→ **Raw data**:
[BEGIN]
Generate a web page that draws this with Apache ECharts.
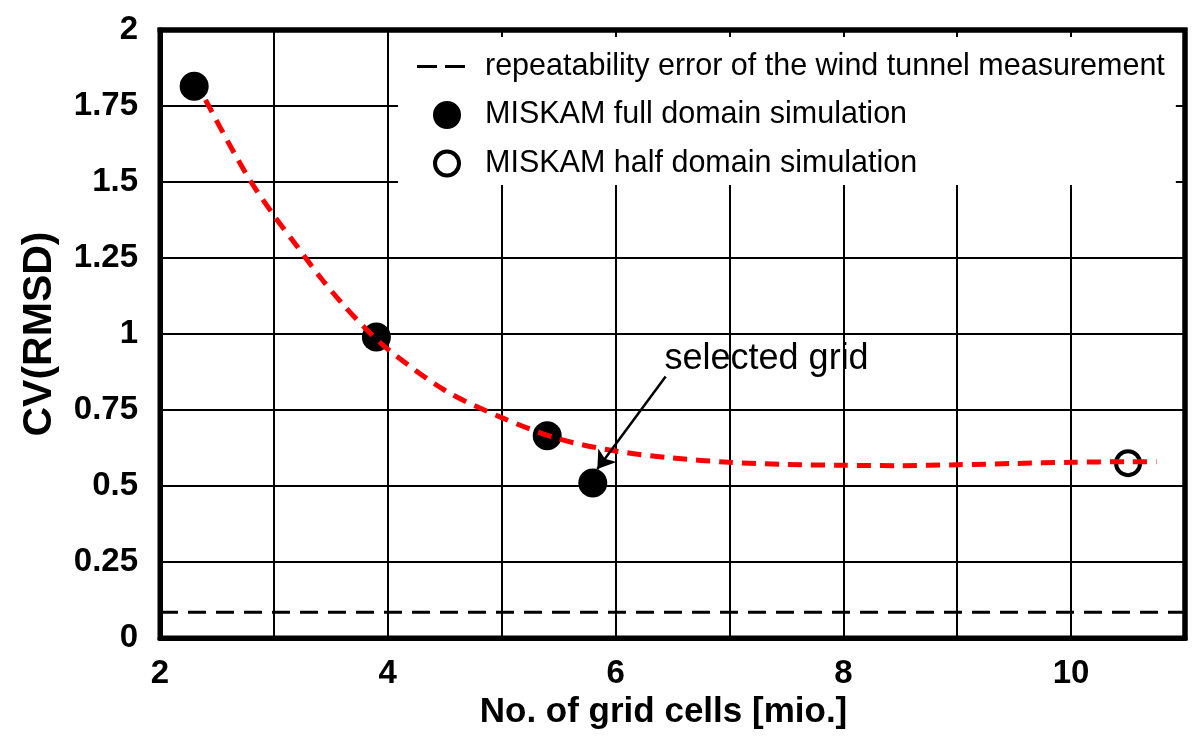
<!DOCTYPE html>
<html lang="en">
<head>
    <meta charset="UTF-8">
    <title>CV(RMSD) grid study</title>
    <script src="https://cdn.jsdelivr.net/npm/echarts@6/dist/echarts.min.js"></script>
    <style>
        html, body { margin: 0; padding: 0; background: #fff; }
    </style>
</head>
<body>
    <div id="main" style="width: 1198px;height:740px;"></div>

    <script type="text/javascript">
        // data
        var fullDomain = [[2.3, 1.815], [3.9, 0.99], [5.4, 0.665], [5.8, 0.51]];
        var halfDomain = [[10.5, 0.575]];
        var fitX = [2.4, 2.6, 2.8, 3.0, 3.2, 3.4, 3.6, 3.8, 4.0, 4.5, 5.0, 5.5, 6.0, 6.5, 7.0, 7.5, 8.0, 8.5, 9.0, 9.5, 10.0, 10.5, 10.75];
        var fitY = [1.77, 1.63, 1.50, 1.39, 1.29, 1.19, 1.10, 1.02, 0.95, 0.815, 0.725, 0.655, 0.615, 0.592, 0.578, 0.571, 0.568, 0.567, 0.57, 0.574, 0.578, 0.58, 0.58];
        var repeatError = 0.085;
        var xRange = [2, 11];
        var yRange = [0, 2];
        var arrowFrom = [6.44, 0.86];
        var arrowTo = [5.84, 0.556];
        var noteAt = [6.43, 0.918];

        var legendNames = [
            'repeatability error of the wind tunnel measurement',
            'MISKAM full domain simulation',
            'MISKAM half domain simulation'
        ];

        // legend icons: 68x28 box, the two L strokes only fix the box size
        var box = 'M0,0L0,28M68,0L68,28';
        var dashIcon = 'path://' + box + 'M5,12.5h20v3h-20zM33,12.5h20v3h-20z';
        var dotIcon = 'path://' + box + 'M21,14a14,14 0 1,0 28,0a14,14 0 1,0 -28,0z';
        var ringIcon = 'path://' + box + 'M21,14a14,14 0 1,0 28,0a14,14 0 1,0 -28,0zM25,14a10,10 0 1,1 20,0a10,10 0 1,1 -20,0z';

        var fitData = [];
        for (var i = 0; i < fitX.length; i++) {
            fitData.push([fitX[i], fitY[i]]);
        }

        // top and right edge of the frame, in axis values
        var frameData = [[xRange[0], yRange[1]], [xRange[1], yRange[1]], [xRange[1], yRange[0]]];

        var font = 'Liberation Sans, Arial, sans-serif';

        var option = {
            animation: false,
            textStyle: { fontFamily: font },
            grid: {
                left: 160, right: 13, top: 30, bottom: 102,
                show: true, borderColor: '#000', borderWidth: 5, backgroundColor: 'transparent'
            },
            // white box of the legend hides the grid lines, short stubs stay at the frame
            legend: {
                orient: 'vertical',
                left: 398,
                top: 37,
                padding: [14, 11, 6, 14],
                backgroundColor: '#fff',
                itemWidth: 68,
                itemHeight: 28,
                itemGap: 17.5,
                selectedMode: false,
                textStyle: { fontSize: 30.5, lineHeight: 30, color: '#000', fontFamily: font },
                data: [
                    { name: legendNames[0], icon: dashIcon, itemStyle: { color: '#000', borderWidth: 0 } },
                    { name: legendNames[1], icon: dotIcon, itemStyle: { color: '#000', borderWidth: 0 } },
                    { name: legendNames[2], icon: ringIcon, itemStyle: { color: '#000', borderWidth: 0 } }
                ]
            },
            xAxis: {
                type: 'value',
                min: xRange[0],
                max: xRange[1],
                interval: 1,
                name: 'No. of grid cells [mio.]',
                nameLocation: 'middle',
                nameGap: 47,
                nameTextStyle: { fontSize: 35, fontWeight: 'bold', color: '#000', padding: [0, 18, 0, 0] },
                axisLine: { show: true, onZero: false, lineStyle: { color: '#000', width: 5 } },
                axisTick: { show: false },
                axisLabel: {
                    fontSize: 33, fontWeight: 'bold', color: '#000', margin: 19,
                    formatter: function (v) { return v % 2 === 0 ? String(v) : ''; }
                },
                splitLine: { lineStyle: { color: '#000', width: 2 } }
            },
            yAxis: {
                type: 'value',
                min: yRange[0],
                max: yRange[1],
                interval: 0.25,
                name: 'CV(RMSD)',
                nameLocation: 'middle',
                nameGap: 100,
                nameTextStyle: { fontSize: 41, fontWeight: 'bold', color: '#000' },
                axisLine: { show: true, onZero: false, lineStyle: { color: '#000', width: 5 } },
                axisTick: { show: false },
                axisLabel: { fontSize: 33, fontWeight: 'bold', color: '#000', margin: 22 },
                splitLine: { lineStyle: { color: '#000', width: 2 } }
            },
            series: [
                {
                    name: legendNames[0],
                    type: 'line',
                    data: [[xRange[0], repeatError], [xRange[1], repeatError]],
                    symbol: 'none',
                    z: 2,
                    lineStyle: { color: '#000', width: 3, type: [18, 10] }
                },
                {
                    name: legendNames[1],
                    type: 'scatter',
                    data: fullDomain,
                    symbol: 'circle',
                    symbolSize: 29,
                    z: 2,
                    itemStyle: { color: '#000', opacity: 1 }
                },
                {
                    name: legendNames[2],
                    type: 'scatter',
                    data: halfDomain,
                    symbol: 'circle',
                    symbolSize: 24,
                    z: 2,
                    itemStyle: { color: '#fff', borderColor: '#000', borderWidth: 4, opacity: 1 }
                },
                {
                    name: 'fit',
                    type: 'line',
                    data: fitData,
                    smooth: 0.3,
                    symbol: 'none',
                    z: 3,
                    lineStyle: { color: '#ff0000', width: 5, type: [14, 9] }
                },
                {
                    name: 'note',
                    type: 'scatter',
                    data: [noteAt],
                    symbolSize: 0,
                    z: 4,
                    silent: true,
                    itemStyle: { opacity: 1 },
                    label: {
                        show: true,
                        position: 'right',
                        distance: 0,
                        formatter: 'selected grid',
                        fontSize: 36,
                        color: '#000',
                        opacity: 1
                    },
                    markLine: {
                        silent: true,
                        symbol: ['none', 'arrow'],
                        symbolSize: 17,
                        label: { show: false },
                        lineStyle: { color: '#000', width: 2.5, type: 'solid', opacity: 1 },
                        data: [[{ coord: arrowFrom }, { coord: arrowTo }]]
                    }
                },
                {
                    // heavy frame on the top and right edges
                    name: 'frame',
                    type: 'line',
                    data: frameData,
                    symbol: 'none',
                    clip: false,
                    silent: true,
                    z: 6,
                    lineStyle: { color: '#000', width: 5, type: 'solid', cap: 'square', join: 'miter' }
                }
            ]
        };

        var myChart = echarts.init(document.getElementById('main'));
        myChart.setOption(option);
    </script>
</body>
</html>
[END]
→ **Task directions**:
Omit every picture, then reproduce the rest of the listing exactly.

→ **Response to this exercise**:
Generate a web page that draws this with Apache ECharts.
<!DOCTYPE html>
<html lang="en">
<head>
    <meta charset="UTF-8">
    <title>CV(RMSD) grid study</title>
    <script src="https://cdn.jsdelivr.net/npm/echarts@6/dist/echarts.min.js"></script>
    <style>
        html, body { margin: 0; padding: 0; background: #fff; }
    </style>
</head>
<body>
    <div id="main" style="width: 1198px;height:740px;"></div>

    <script type="text/javascript">
        // data
        var fullDomain = [[2.3, 1.815], [3.9, 0.99], [5.4, 0.665], [5.8, 0.51]];
        var halfDomain = [[10.5, 0.575]];
        var fitX = [2.4, 2.6, 2.8, 3.0, 3.2, 3.4, 3.6, 3.8, 4.0, 4.5, 5.0, 5.5, 6.0, 6.5, 7.0, 7.5, 8.0, 8.5, 9.0, 9.5, 10.0, 10.5, 10.75];
        var fitY = [1.77, 1.63, 1.50, 1.39, 1.29, 1.19, 1.10, 1.02, 0.95, 0.815, 0.725, 0.655, 0.615, 0.592, 0.578, 0.571, 0.568, 0.567, 0.57, 0.574, 0.578, 0.58, 0.58];
        var repeatError = 0.085;
        var xRange = [2, 11];
        var yRange = [0, 2];
        var arrowFrom = [6.44, 0.86];
        var arrowTo = [5.84, 0.556];
        var noteAt = [6.43, 0.918];

        var legendNames = [
            'repeatability error of the wind tunnel measurement',
            'MISKAM full domain simulation',
            'MISKAM half domain simulation'
        ];

        // legend icons: 68x28 box, the two L strokes only fix the box size
        var box = 'M0,0L0,28M68,0L68,28';
        var dashIcon = 'path://' + box + 'M5,12.5h20v3h-20zM33,12.5h20v3h-20z';
        var dotIcon = 'path://' + box + 'M21,14a14,14 0 1,0 28,0a14,14 0 1,0 -28,0z';
        var ringIcon = 'path://' + box + 'M21,14a14,14 0 1,0 28,0a14,14 0 1,0 -28,0zM25,14a10,10 0 1,1 20,0a10,10 0 1,1 -20,0z';

        var fitData = [];
        for (var i = 0; i < fitX.length; i++) {
            fitData.push([fitX[i], fitY[i]]);
        }

        // top and right edge of the frame, in axis values
        var frameData = [[xRange[0], yRange[1]], [xRange[1], yRange[1]], [xRange[1], yRange[0]]];

        var font = 'Liberation Sans, Arial, sans-serif';

        var option = {
            animation: false,
            textStyle: { fontFamily: font },
            grid: {
                left: 160, right: 13, top: 30, bottom: 102,
                show: true, borderColor: '#000', borderWidth: 5, backgroundColor: 'transparent'
            },
            // white box of the legend hides the grid lines, short stubs stay at the frame
            legend: {
                orient: 'vertical',
                left: 398,
                top: 37,
                padding: [14, 11, 6, 14],
                backgroundColor: '#fff',
                itemWidth: 68,
                itemHeight: 28,
                itemGap: 17.5,
                selectedMode: false,
                textStyle: { fontSize: 30.5, lineHeight: 30, color: '#000', fontFamily: font },
                data: [
                    { name: legendNames[0], icon: dashIcon, itemStyle: { color: '#000', borderWidth: 0 } },
                    { name: legendNames[1], icon: dotIcon, itemStyle: { color: '#000', borderWidth: 0 } },
                    { name: legendNames[2], icon: ringIcon, itemStyle: { color: '#000', borderWidth: 0 } }
                ]
            },
            xAxis: {
                type: 'value',
                min: xRange[0],
                max: xRange[1],
                interval: 1,
                name: 'No. of grid cells [mio.]',
                nameLocation: 'middle',
                nameGap: 47,
                nameTextStyle: { fontSize: 35, fontWeight: 'bold', color: '#000', padding: [0, 18, 0, 0] },
                axisLine: { show: true, onZero: false, lineStyle: { color: '#000', width: 5 } },
                axisTick: { show: false },
                axisLabel: {
                    fontSize: 33, fontWeight: 'bold', color: '#000', margin: 19,
                    formatter: function (v) { return v % 2 === 0 ? String(v) : ''; }
                },
                splitLine: { lineStyle: { color: '#000', width: 2 } }
            },
            yAxis: {
                type: 'value',
                min: yRange[0],
                max: yRange[1],
                interval: 0.25,
                name: 'CV(RMSD)',
                nameLocation: 'middle',
                nameGap: 100,
                nameTextStyle: { fontSize: 41, fontWeight: 'bold', color: '#000' },
                axisLine: { show: true, onZero: false, lineStyle: { color: '#000', width: 5 } },
                axisTick: { show: false },
                axisLabel: { fontSize: 33, fontWeight: 'bold', color: '#000', margin: 22 },
                splitLine: { lineStyle: { color: '#000', width: 2 } }
            },
            series: [
                {
                    name: legendNames[0],
                    type: 'line',
                    data: [[xRange[0], repeatError], [xRange[1], repeatError]],
                    symbol: 'none',
                    z: 2,
                    lineStyle: { color: '#000', width: 3, type: [18, 10] }
                },
                {
                    name: legendNames[1],
                    type: 'scatter',
                    data: fullDomain,
                    symbol: 'circle',
                    symbolSize: 29,
                    z: 2,
                    itemStyle: { color: '#000', opacity: 1 }
                },
                {
                    name: legendNames[2],
                    type: 'scatter',
                    data: halfDomain,
                    symbol: 'circle',
                    symbolSize: 24,
                    z: 2,
                    itemStyle: { color: '#fff', borderColor: '#000', borderWidth: 4, opacity: 1 }
                },
                {
                    name: 'fit',
                    type: 'line',
                    data: fitData,
                    smooth: 0.3,
                    symbol: 'none',
                    z: 3,
                    lineStyle: { color: '#ff0000', width: 5, type: [14, 9] }
                },
                {
                    name: 'note',
                    type: 'scatter',
                    data: [noteAt],
                    symbolSize: 0,
                    z: 4,
                    silent: true,
                    itemStyle: { opacity: 1 },
                    label: {
                        show: true,
                        position: 'right',
                        distance: 0,
                        formatter: 'selected grid',
                        fontSize: 36,
                        color: '#000',
                        opacity: 1
                    },
                    markLine: {
                        silent: true,
                        symbol: ['none', 'arrow'],
                        symbolSize: 17,
                        label: { show: false },
                        lineStyle: { color: '#000', width: 2.5, type: 'solid', opacity: 1 },
                        data: [[{ coord: arrowFrom }, { coord: arrowTo }]]
                    }
                },
                {
                    // heavy frame on the top and right edges
                    name: 'frame',
                    type: 'line',
                    data: frameData,
                    symbol: 'none',
                    clip: false,
                    silent: true,
                    z: 6,
                    lineStyle: { color: '#000', width: 5, type: 'solid', cap: 'square', join: 'miter' }
                }
            ]
        };

        var myChart = echarts.init(document.getElementById('main'));
        myChart.setOption(option);
    </script>
</body>
</html>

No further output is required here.